Ponemos dichas citas, para terminar, como homenaje a María en el mes de mayo, dedicado especialmente a Ella, y con el fin de alcanzar una fervorosa devoción a esta oración celestial: • «Que recen el santo Rosario todos los días, que pido mi Rosario en todos los lugares del mundo. El Rosario puede salvar al mundo».
- «El santo Rosario es lo que más me agrada; mi Rosario, hija mía. Yo quiero que recen mi plegaria preferida».
- «Que sean constantes en seguir esa obra tan importante que es el santo Rosario. Es lo que más me agrada, hija mía; lo que más poder tiene y fuerza para salvación del mundo: el santo Rosario. Que sean constantes, que yo les daré fuerzas a todos para poder extender el santo Rosario por cualquier parte del mundo».

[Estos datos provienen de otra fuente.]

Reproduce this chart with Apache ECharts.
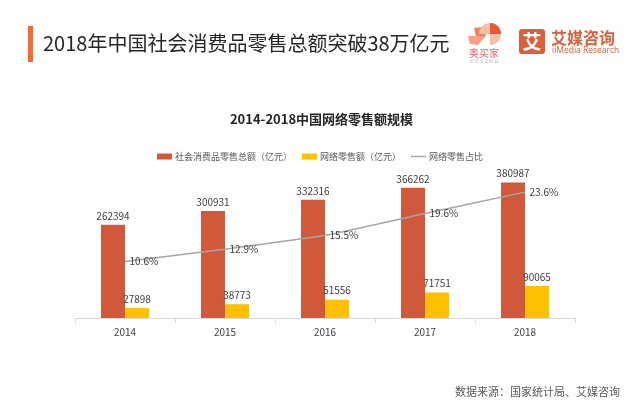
<!DOCTYPE html>
<html><head><meta charset="utf-8">
<script src="https://cdn.jsdelivr.net/npm/echarts@6/dist/echarts.min.js"></script>
<style>html,body{margin:0;padding:0;background:#fff}#c{width:643px;height:401px}</style>
</head><body><div id="c"></div>
<script>
const categories = ['2014','2015','2016','2017','2018'];
const retailTotal = [262394, 300931, 332316, 366262, 380987];
const onlineRetail = [27898, 38773, 51556, 71751, 90065];
const onlineShare = [10.6, 12.9, 15.5, 19.6, 23.6];
const seriesNames = ['社会消费品零售总额（亿元）', '网络零售额（亿元）', '网络零售占比'];

const FF = '"Noto Sans CJK SC", "Noto Sans", sans-serif';
const chart = echarts.init(document.getElementById('c'), null, {renderer: 'canvas'});
chart.setOption({
  backgroundColor: '#fff',
  animation: false,
  textStyle: {fontFamily: FF},
  title: [{
    text: '2014-2018中国网络零售额规模',
    left: 'center', top: 108,
    textStyle: {fontSize: 13, fontWeight: 'bold', color: '#262626', fontFamily: FF}
  }],
  legend: {
    left: 152, top: 147,
    itemWidth: 15, itemHeight: 6, itemGap: 10,
    symbolKeepAspect: true,
    textStyle: {fontSize: 9, color: '#595959', fontFamily: FF, padding: [0,0,0,-2]},
    data: [
      {name: seriesNames[0], icon: 'rect'},
      {name: seriesNames[1], icon: 'rect'},
      {name: seriesNames[2], icon: 'path://M0,0H15V1.5H0Z', itemStyle: {color: '#a6a6a6', opacity: 1}}
    ]
  },
  grid: {left: 75, right: 68, top: 158, bottom: 83},
  xAxis: {
    type: 'category', data: categories,
    axisLine: {lineStyle: {color: '#d9d9d9'}},
    axisTick: {show: true, length: 5, lineStyle: {color: '#d9d9d9'}},
    axisLabel: {fontSize: 10, color: '#404040', margin: 9, fontFamily: FF}
  },
  yAxis: [
    {type: 'value', min: 0, max: 450000, show: false, splitLine: {show: false}},
    {type: 'value', min: 0, max: 30, show: false, splitLine: {show: false}}
  ],
  series: [
    {
      name: seriesNames[0], type: 'bar', data: retailTotal,
      barWidth: 24, barGap: '0%',
      itemStyle: {color: '#d0583b'},
      label: {show: true, position: 'top', distance: 4, fontSize: 10, color: '#404040', fontFamily: FF}
    },
    {
      name: seriesNames[1], type: 'bar', data: onlineRetail,
      barWidth: 24, barGap: '0%',
      itemStyle: {color: '#ffc000'},
      label: {show: true, position: 'top', distance: 4, fontSize: 10, color: '#404040', fontFamily: FF}
    },
    {
      name: seriesNames[2], type: 'line', yAxisIndex: 1, data: onlineShare,
      symbol: 'circle', symbolSize: 1, showSymbol: true, smooth: 0.15,
      lineStyle: {color: '#a6a6a6', width: 1.5},
      itemStyle: {color: 'rgba(166,166,166,0)'},
      label: {show: true, position: 'right', distance: 4, fontSize: 10, color: '#404040',
              formatter: p => p.value.toFixed(1) + '%', fontFamily: FF}
    }
  ],
  graphic: [
    {type: 'rect', shape: {x: 28, y: 26, width: 5, height: 36}, style: {fill: '#f26b3a'}},
    {type: 'text', x: 43, y: 43, style: {text: '2018年中国社会消费品零售总额突破38万亿元', fontSize: 20, fill: '#262626', fontFamily: FF, verticalAlign: 'middle'}},
    // 奥买家 logo
    {type: 'polygon', shape: {points: [[468,36],[486,36],[478,45],[470,44]]}, style: {fill: '#f6a08a'}},
    {type: 'polygon', shape: {points: [[474,28],[484,27],[486,36],[476,36]]}, style: {fill: '#ef8060'}},
    {type: 'sector', shape: {cx: 490, cy: 34, r: 11, r0: 0, startAngle: Math.PI, endAngle: Math.PI*2.5}, style: {fill: '#f4c0a8'}},
    {type: 'sector', shape: {cx: 490, cy: 34, r: 11, r0: 0, startAngle: Math.PI*1.5, endAngle: Math.PI*2.0}, style: {fill: '#e8573a'}},
    {type: 'text', x: 484, y: 53, style: {text: '奥买家', fontSize: 10, fill: '#ef6476', fontFamily: FF, align: 'center', verticalAlign: 'middle'}},
    {type: 'text', x: 484, y: 61, style: {text: '全 球 进 口 商 品', fontSize: 4, fill: '#bbbbbb', fontFamily: FF, align: 'center', verticalAlign: 'middle'}},
    // 艾媒咨询 logo
    {type: 'rect', shape: {x: 519, y: 29, width: 26, height: 25, r: 3}, style: {fill: '#d9603b'}},
    {type: 'text', x: 532, y: 42, style: {text: '艾', fontSize: 19, fontWeight: 'bold', fill: '#fff', fontFamily: FF, align: 'center', verticalAlign: 'middle'}},
    {type: 'text', x: 551, y: 38, style: {text: '艾媒咨询', fontSize: 16, fontWeight: 'bold', fill: '#d9603b', fontFamily: FF, verticalAlign: 'middle'}},
    {type: 'text', x: 552, y: 51, style: {text: 'iiMedia Research', fontSize: 8.5, fill: '#d9603b', fontFamily: '"Open Sans", sans-serif', verticalAlign: 'middle'}},
    // source
    {type: 'text', x: 455, y: 392, style: {text: '数据来源：国家统计局、艾媒咨询', fontSize: 11, fill: '#595959', fontFamily: FF, verticalAlign: 'middle'}}
  ]
});
</script></body></html>
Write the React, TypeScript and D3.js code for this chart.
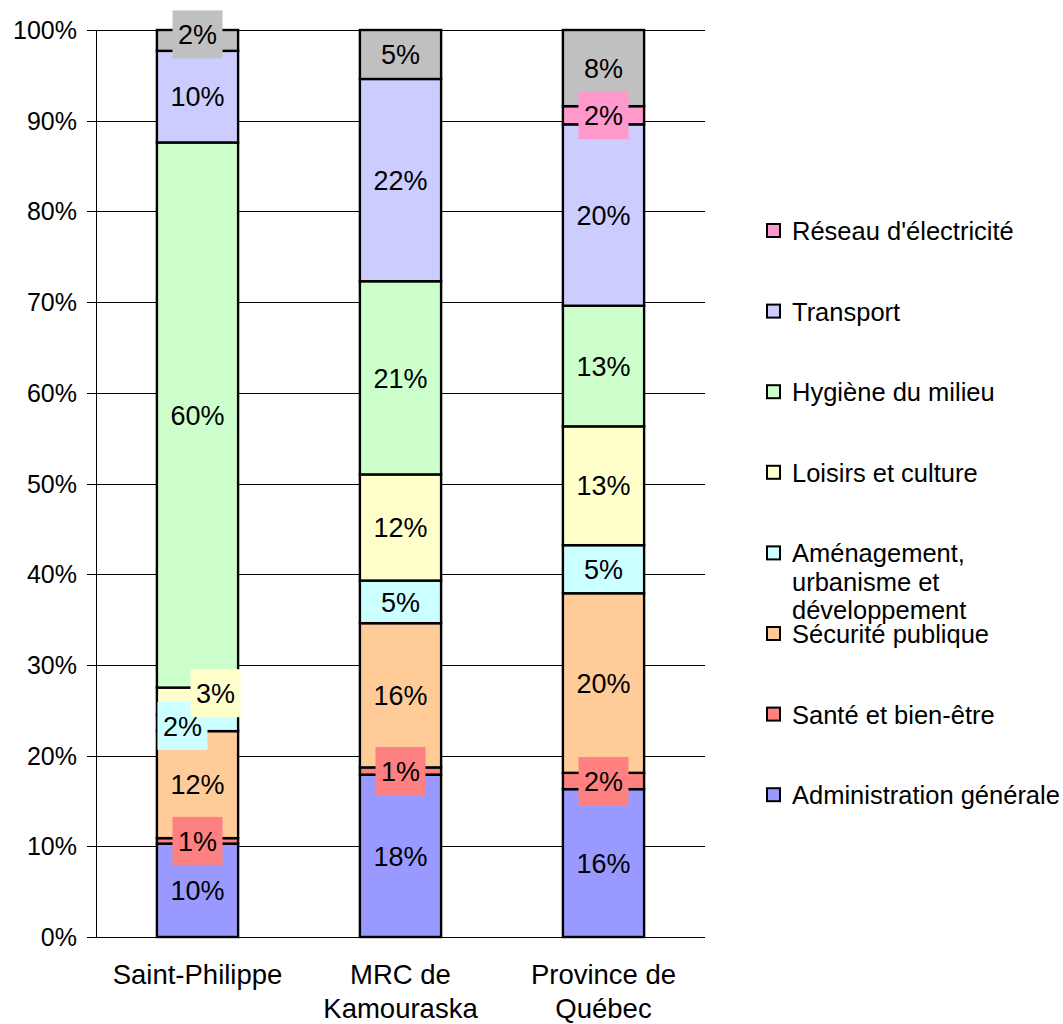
import React from "react";
import * as d3 from "d3";

const categories = [["Saint-Philippe"], ["MRC de", "Kamouraska"], ["Province de", "Québec"]];
const categoryKeys = ["Saint-Philippe", "MRC de Kamouraska", "Province de Québec"];

const seriesNames = [
  "Administration générale",
  "Santé et bien-être",
  "Sécurité publique",
  "Aménagement, urbanisme et développement",
  "Loisirs et culture",
  "Hygiène du milieu",
  "Transport",
  "Réseau d'électricité",
  "Autres",
];
const seriesColors = ["#9999FF", "#FF8080", "#FFCC99", "#CCFFFF", "#FFFFCC", "#CCFFCC", "#CCCCFF", "#FF99CC", "#C0C0C0"];

// percentages per category, ordered as seriesNames
const saintPhilippe = [10.3, 0.6, 11.8, 1.8, 3.0, 60.1, 10.1, 0, 2.3];
const mrcKamouraska = [17.9, 0.8, 15.9, 4.7, 11.7, 21.3, 22.3, 0, 5.4];
const provinceQuebec = [16.3, 1.8, 19.8, 5.3, 13.1, 13.3, 20.0, 2.0, 8.4];
const values = [saintPhilippe, mrcKamouraska, provinceQuebec];

const yTicks = [0, 10, 20, 30, 40, 50, 60, 70, 80, 90, 100];

// legend entries, top to bottom (series index)
const legendOrder = [7, 6, 5, 4, 3, 2, 1, 0];
const legendLines = [
  ["Réseau d'électricité"],
  ["Transport"],
  ["Hygiène du milieu"],
  ["Loisirs et culture"],
  ["Aménagement,", "urbanisme et", "développement"],
  ["Sécurité publique"],
  ["Santé et bien-être"],
  ["Administration générale"],
];

// manual label nudges [category]-[series] -> [dx, dy]
const labelNudge: Record<string, [number, number]> = {
  "0-8": [0, -6],
  "0-4": [18, -8],
  "0-3": [-15, 3],
};

const FONT = "'Liberation Sans', Arial, sans-serif";

export default function App() {
  const W = 1063, H = 1024;
  const x0 = 96, x1 = 705, yTop = 30, yBot = 937;
  const x = d3.scaleBand<string>().domain(categoryKeys).range([x0, x1]).paddingInner(0.6).paddingOuter(0.3);
  const y = d3.scaleLinear().domain([0, 100]).range([yBot, yTop]);
  const fmt = (v: number) => d3.format(".0f")(v) + "%";

  const segs: any[] = [];
  values.forEach((vals, ci) => {
    let acc = 0;
    vals.forEach((v, si) => {
      if (v > 0) segs.push({ ci, si, y0: acc, y1: acc + v, v });
      acc += v;
    });
  });

  const bw = x.bandwidth();
  const labelFont = 27;
  const charW = (s: string) => s.split("").reduce((a, c) => a + (c === "%" ? 0.889 : 0.556), 0) * labelFont;

  return (
    <svg width={W} height={H} style={{ display: "block", position: "absolute", left: 0, top: 0 }} fontFamily={FONT}>
      <rect x={0} y={0} width={W} height={H} fill="#fff" />
      {yTicks.map((t) => (
        <g key={t}>
          <line x1={x0 - 9} x2={x1} y1={Math.round(y(t)) + 0.5} y2={Math.round(y(t)) + 0.5} stroke="#000" strokeWidth={1} />
          <text x={77} y={y(t)} dy="0.36em" textAnchor="end" fontSize={25} fill="#000">{t}%</text>
        </g>
      ))}
      <line x1={x0 + 0.5} x2={x0 + 0.5} y1={yTop} y2={yBot} stroke="#000" strokeWidth={1} />
      {segs.map((s) => (
        <rect key={`r${s.ci}-${s.si}`} x={x(categoryKeys[s.ci])} y={y(s.y1)} width={bw} height={y(s.y0) - y(s.y1)}
          fill={seriesColors[s.si]} stroke="#000" strokeWidth={2.4} />
      ))}
      {segs.map((s) => {
        const txt = fmt(s.v);
        const nud = labelNudge[`${s.ci}-${s.si}`] || [0, 0];
        const cx = (x(categoryKeys[s.ci]) as number) + bw / 2 + nud[0];
        const cy = (y(s.y0) + y(s.y1)) / 2 + nud[1];
        const tw = charW(txt);
        const segH = y(s.y0) - y(s.y1);
        return (
          <g key={`l${s.ci}-${s.si}`}>
            {segH < 30 && (
              <rect x={cx - tw / 2 - 5.5} y={cy - 24} width={tw + 11} height={48} fill={seriesColors[s.si]} />
            )}
            <text x={cx} y={cy} dy="0.36em" textAnchor="middle" fontSize={labelFont} fill="#000">{txt}</text>
          </g>
        );
      })}
      {categories.map((lines, ci) => (
        <text key={ci} x={(x(categoryKeys[ci]) as number) + bw / 2} y={984} textAnchor="middle" fontSize={27.5} fill="#000">
          {lines.map((l, li) => (
            <tspan key={li} x={(x(categoryKeys[ci]) as number) + bw / 2} dy={li === 0 ? 0 : 34}>{l}</tspan>
          ))}
        </text>
      ))}
      {legendOrder.map((si, i) => {
        const cy = 231 + i * 80.6;
        return (
          <g key={si}>
            <rect x={767} y={cy - 7} width={13} height={13} fill={seriesColors[si]} stroke="#000" strokeWidth={2} />
            <text x={792} y={cy + 9} fontSize={25.5} fill="#000">
              {legendLines[i].map((l, li) => (
                <tspan key={li} x={792} dy={li === 0 ? 0 : 28.5}>{l}</tspan>
              ))}
            </text>
          </g>
        );
      })}
    </svg>
  );
}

- «Que sigan con el santo Rosario, que es muy importante. Con el santo Rosario se puede salvar toda la Humanidad y evitar una gran guerra».
- «Lo que más cuesta es rezar el santo Rosario. Lo que más os cuesta a vosotros y lo que más me agrada a mí».
- «Seguid rezando el santo Rosario todos los días y diles que los que puedan que recen los quince misterios».